YÖK’ün konuyla ilgili hazırladığı 17 Şubat tarihli raporda, YÖK’ün sırayla İstanbul Teknik, Trakya ve Marmara Üniversitesi’ne 1998, 1991, 1992 yıllarında gönderdiği cevabi yazılarda, KKTC’de faaliyet gösteren yükseköğretim kurumlarından sadece Doğu Akdeniz Üniversitesi’nin resmen tanındığı yer almıştı.
1985’te kurulan Girne Amerikan Üniversitesi de “tanınma” konusundaki eksiğini gidermek için 1991 yılında YÖK’e başvuruda bulunmuş. Ancak Yükseköğretim Yürütme Kurulu’nun 18 Kasım 1991 tarihli 39 sayılı oturumunda alınan 91.36.1211 numaralı kararı ile bu talebi şu ifadelerle reddedilmiş: ”ABD Washington DC ‘deki Southeastem University’nin Kurulumuzca tanınan bir yüksekötim kurumu olduğunun ancak bu üniversitenin Girne Kampusündeki UNC-Girne Amerika University’nin veya dünyanın herhangi bir yerinde bulunan diğer kampüslerindeki yükseköğretim kurumlarının Kurulumuzca tanınmasının mümkün olmadığına karar verilmiştir.”
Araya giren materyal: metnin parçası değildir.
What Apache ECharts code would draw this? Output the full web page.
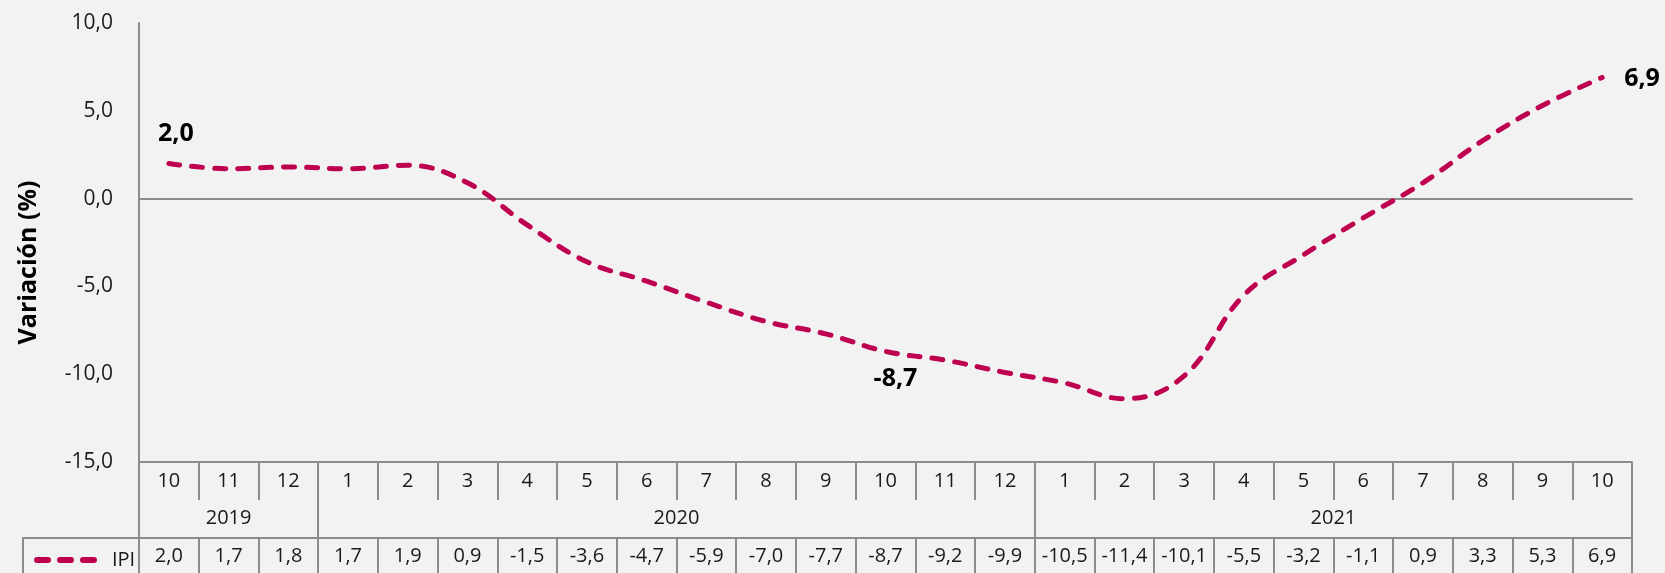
<!DOCTYPE html>
<html>
<head>
<meta charset="utf-8">
<script src="https://cdn.jsdelivr.net/npm/echarts@6/dist/echarts.min.js"></script>
<style>
html,body{margin:0;padding:0;background:#F2F2F2;}
#c{width:1665px;height:573px;}
</style>
</head>
<body>
<div id="c"></div>
<script>
// ---- data ----
const months = ['10','11','12','1','2','3','4','5','6','7','8','9','10','11','12','1','2','3','4','5','6','7','8','9','10'];
const years = ['2019','2020','2021'];
const yearStartMonth = '1'; // a new year starts at month 1
const seriesName = 'IPI';
const ipi = [2.0,1.7,1.8,1.7,1.9,0.9,-1.5,-3.6,-4.7,-5.9,-7.0,-7.7,-8.7,-9.2,-9.9,-10.5,-11.4,-10.1,-5.5,-3.2,-1.1,0.9,3.3,5.3,6.9];
const labelled = [0, 12, 24];
const yTicks = {min: -15, max: 10, interval: 5};
const yTitle = 'Variación (%)';

// ---- derived ----
const fmt = v => v.toFixed(1).replace('.', ',');
const yearSpans = [];
{
  let yi = 0, start = 0;
  for (let i = 1; i <= months.length; i++) {
    if (i === months.length || months[i] === yearStartMonth) {
      yearSpans.push({year: years[yi], start: start, end: i});
      yi++; start = i;
    }
  }
}
const cats = months.map((m, i) => {
  const s = yearSpans.find(sp => i >= sp.start && i < sp.end);
  return s.year + '-' + m;
});
const yearBounds = [0].concat(yearSpans.map(s => s.end));
const yearCenters = yearSpans.map(s => (s.start + s.end) / 2);

const FONT = '"Open Sans", "Noto Sans", sans-serif';
const GRAY = '#8C8C8C';
const RED = '#BE0050';
const TXT = '#1A1A1A';
const CLEAR = 'rgba(0,0,0,0)';

const labelCfg = [
  {position: 'top', distance: 16, offset: [7, 0]},
  {position: 'bottom', distance: 14, offset: [10, 0]},
  {position: 'right', distance: 21, offset: [0, 1]}
];
const seriesData = ipi.map((v, i) => {
  const k = labelled.indexOf(i);
  if (k < 0) return v;
  return {value: v, label: Object.assign({show: true}, labelCfg[k])};
});

const chart = echarts.init(document.getElementById('c'), null, {renderer: 'canvas'});
chart.setOption({
  backgroundColor: '#F2F2F2',
  animation: false,
  textStyle: {fontFamily: FONT},
  grid: [
    {left: 139, right: 33, top: 23, bottom: 111, outerBoundsMode: 'none', containLabel: false},
    {left: 23, width: 116, top: 538, height: 35, outerBoundsMode: 'none', containLabel: false}
  ],
  legend: {
    left: 29, top: 545,
    itemWidth: 66, itemHeight: 14,
    data: [seriesName],
    textStyle: {fontSize: 20, color: TXT, fontFamily: FONT, padding: [0, 0, 0, 4]},
    itemStyle: {color: CLEAR, borderWidth: 0},
    lineStyle: {width: 6, color: RED}
  },
  xAxis: [
    { // main axis: zero line
      gridIndex: 0, type: 'category', data: cats, boundaryGap: true,
      axisLine: {show: true, onZero: true, lineStyle: {color: GRAY, width: 2}},
      axisTick: {show: false}, axisLabel: {show: false}, splitLine: {show: false}
    },
    { // month row
      gridIndex: 0, type: 'category', data: cats, position: 'bottom', boundaryGap: true,
      axisLine: {show: true, onZero: false, lineStyle: {color: GRAY, width: 2}},
      axisTick: {show: true, interval: 0, length: 38, lineStyle: {color: GRAY, width: 2}},
      axisLabel: {show: true, interval: 0, margin: 9, fontSize: 20, color: TXT, fontFamily: FONT,
        formatter: (v) => v.split('-')[1]},
      splitLine: {show: false}
    },
    { // year row
      gridIndex: 0, type: 'value', position: 'bottom', offset: 38, min: 0, max: months.length,
      axisLine: {show: false, onZero: false},
      axisTick: {show: true, customValues: yearBounds, length: 38, lineStyle: {color: GRAY, width: 2}},
      axisLabel: {show: true, customValues: yearCenters, margin: 8, fontSize: 20, color: TXT, fontFamily: FONT,
        formatter: (v) => { const s = yearSpans.find(sp => Math.abs((sp.start + sp.end) / 2 - v) < 1e-6); return s ? s.year : ''; }},
      splitLine: {show: false}
    },
    { // data row
      gridIndex: 0, type: 'category', data: cats, position: 'bottom', offset: 76, boundaryGap: true,
      axisLine: {show: true, onZero: false, lineStyle: {color: GRAY, width: 2}},
      axisTick: {show: true, interval: 0, length: 36, lineStyle: {color: GRAY, width: 2}},
      axisLabel: {show: true, interval: 0, margin: 8, fontSize: 20, color: TXT, fontFamily: FONT,
        formatter: (v, i) => fmt(ipi[i])},
      splitLine: {show: false}
    },
    { // legend cell top border
      gridIndex: 1, type: 'value', position: 'top', min: 0, max: 1,
      axisLine: {show: true, onZero: false, lineStyle: {color: GRAY, width: 2}},
      axisTick: {show: false}, axisLabel: {show: false}, splitLine: {show: false}
    }
  ],
  yAxis: [
    {
      gridIndex: 0, type: 'value', min: yTicks.min, max: yTicks.max, interval: yTicks.interval,
      name: yTitle, nameLocation: 'middle', nameRotate: 90, nameGap: 98,
      nameTextStyle: {fontSize: 25, fontWeight: 'bold', color: '#000', fontFamily: FONT, padding: [0, 40, 0, 0]},
      axisLine: {show: true, lineStyle: {color: GRAY, width: 2}},
      axisTick: {show: false},
      axisLabel: {margin: 26, fontSize: 21, color: TXT, fontFamily: FONT, formatter: fmt},
      splitLine: {show: false}
    },
    { // legend cell left border
      gridIndex: 1, type: 'value', min: 0, max: 1, position: 'left',
      axisLine: {show: true, onZero: false, lineStyle: {color: GRAY, width: 2}},
      axisTick: {show: false}, axisLabel: {show: false}, splitLine: {show: false}
    }
  ],
  series: [{
    name: seriesName, type: 'line', xAxisIndex: 0, yAxisIndex: 0,
    data: seriesData, smooth: 0.4,
    symbol: 'circle', symbolSize: 2, showSymbol: true,
    lineStyle: {color: RED, width: 5, type: [11, 12], cap: 'round'},
    itemStyle: {color: CLEAR, borderWidth: 0},
    label: {show: false, fontSize: 25, fontWeight: 'bold', color: '#000', fontFamily: FONT, formatter: p => fmt(p.value)}
  }]
});
</script>
</body>
</html>
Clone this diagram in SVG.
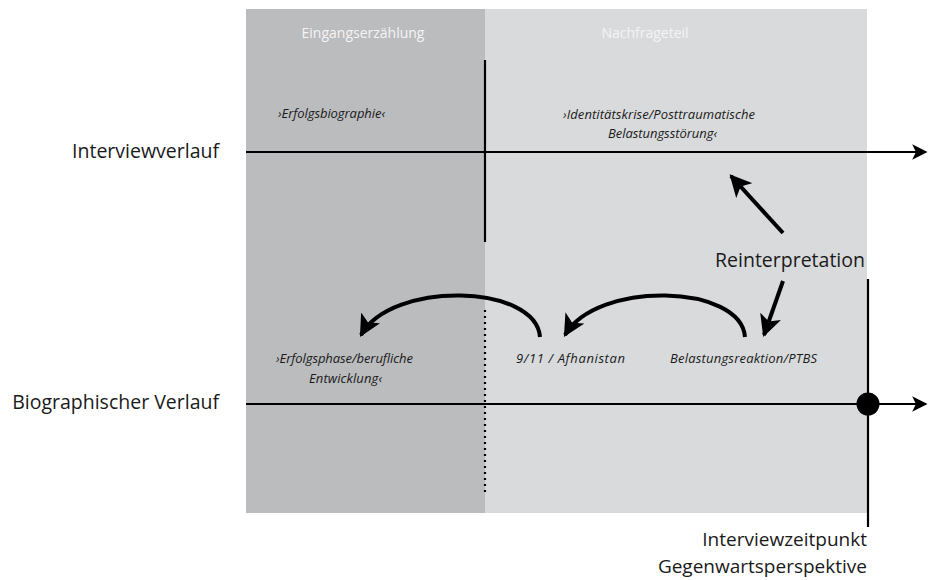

TOZAN KONUŞUNCA GÖREBİLİRİZ
Yani İmamoğlu’nun İstanbul Üniversitesi’ne, İşletme Fakültesi’ne başvuru formunda “Hakkında bilgi alınabilecek kişiler” listesinde birinci sırada referans olarak gösterdiği Özalp Tozan, Türkiye’den KKTC’ye oradan da İstanbul Üniversitesi’ne uzanan organize diploma yolsuzluğunun tam göbeğindeki bir isim. Tabela üniversitesi açıp yöneten de paraları toplayan da o. GAÜ’nin YÖK tarafından tanınmadığını, öğrencilerin yatay geçiş yapamayacağını bilen buna rağmen referans olan kendisi. En çarpıcı yönü ise İmamoğlu’nun referans gösterdiği şahıs olması bence. Tozan, yatay geçiş yapmak isteyen İmamoğlu’nu “GAÜ’nin tanınmadığı ve geçiş yapamayacağı konusunda” uyarmadı mı? Uyardıysa kendi adının İmamoğlu tarafından referans olarak gösterilmesine neden göz yumdu? Soruşturmanın ilerleyen zamanlarında, dosyada adı olan Tozan konuştuğunda İmamoğlu ve diğerlerinin her şeyi bilerek ve planlayarak yaptıklarını görebiliriz. O zaman İmamoğlu’nun kahraman mı sahtekâr mı olduğunu ve yolculuğunun başladığı yerde biteceğini görebiliriz.